*Exercise instructions*: Check each line below for the word "this", and copy those that have it.

*Given records*:
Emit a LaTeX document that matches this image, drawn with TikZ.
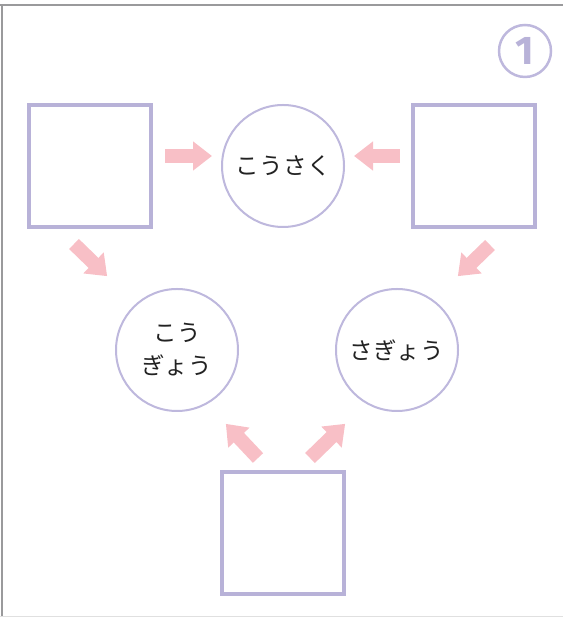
\documentclass[tikz,border=0pt]{standalone}
\usepackage{fontspec}
\newfontfamily\jpfont[LetterSpace=2]{Noto Sans CJK JP}
\newfontfamily\numfont{Fira Sans}
\usepackage{tikz}
\usetikzlibrary{arrows.meta, positioning}
\definecolor{LavMid}{HTML}{B8B2D8}
\definecolor{LavLight}{HTML}{BEB8DD}
\definecolor{PinkArrow}{HTML}{F8BFC6}
\definecolor{FrameGray}{HTML}{9A9A9C}
\definecolor{TextDark}{HTML}{222222}
\tikzset{
  box node/.style={
    rectangle, minimum size=122pt, inner sep=0pt,
    draw=LavMid, line width=4pt
  },
  word node/.style={
    circle, minimum size=122pt, inner sep=0pt, align=center,
    draw=LavLight, line width=2pt, fill=white,
    font=\jpfont\fontsize{23.5}{33}\selectfont, text=TextDark
  },
  pkarrow/.style={-{Triangle[length=19pt, width=28pt]}, line width=14pt, color=PinkArrow},
}
\begin{document}
\begin{tikzpicture}[x=1pt, y=1pt]
  \useasboundingbox (0,0) rectangle (563,617);
  % frame
  \draw[FrameGray, line width=2.5pt] (0,612) -- (563,612);
  \draw[FrameGray, line width=2pt] (1.5,0) -- (1.5,612);
  \draw[black!12, line width=1pt] (0,0.5) -- (563,0.5);

  % circled number
  \node[circle, draw=LavLight, line width=2.5pt, minimum size=52pt, inner sep=0pt,
        text=LavMid, font=\numfont\bfseries\fontsize{40}{40}\selectfont] (num) at (525,566) {1};

  \node[word node] (ctop) at (283,451) {こうさく};
  \node[word node] (cleft) at (177,267) {こう\\ぎょう};
  \node[word node] (cright) at (397,267) {さぎょう};

  \node[box node, left=68pt of ctop] (sqTL) {};
  \node[box node, right=66pt of ctop] (sqTR) {};
  \node[box node] (sqB) at (283,84) {};

  \draw[pkarrow] ([shift={(12pt,10pt)}]sqTL.east) -- ([shift={(-9pt,10pt)}]ctop.west);
  \draw[pkarrow] ([shift={(-11pt,10pt)}]sqTR.west) -- ([shift={(9pt,10pt)}]ctop.east);
  \draw[pkarrow] ([shift={(-16pt,-15pt)}]sqTL.south) -- ([shift={(-26pt,30pt)}]cleft.north west);
  \draw[pkarrow] ([shift={(16pt,-16pt)}]sqTR.south) -- ([shift={(17pt,30pt)}]cright.north east);
  \draw[pkarrow] ([shift={(-25pt,12pt)}]sqB.north) -- ([shift={(5pt,-30pt)}]cleft.south east);
  \draw[pkarrow] ([shift={(27pt,12pt)}]sqB.north) -- ([shift={(-8pt,-30pt)}]cright.south west);
\end{tikzpicture}
\end{document}
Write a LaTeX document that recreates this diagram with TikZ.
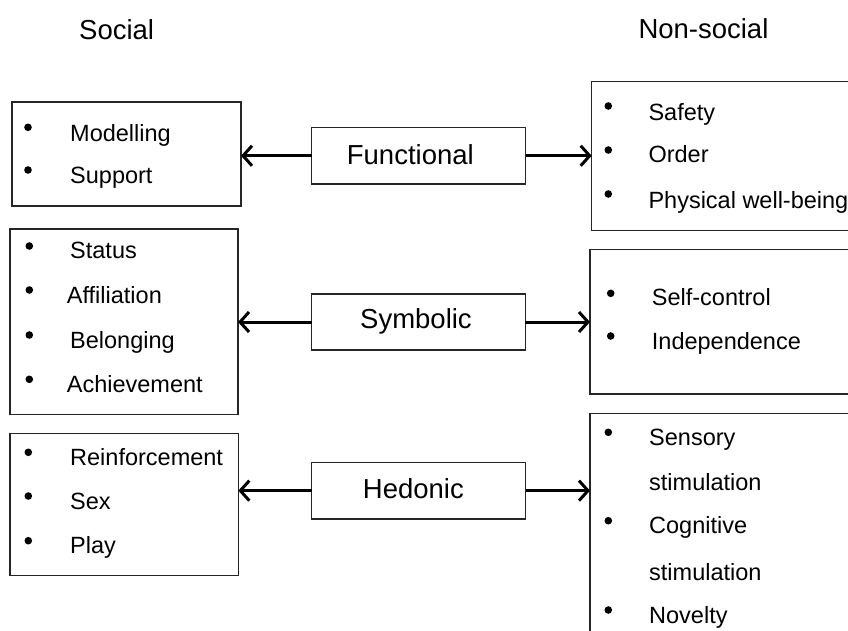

*Output of the exercise*:
Emit a LaTeX document that matches this image, drawn with TikZ.
Write a LaTeX document that recreates this diagram with TikZ.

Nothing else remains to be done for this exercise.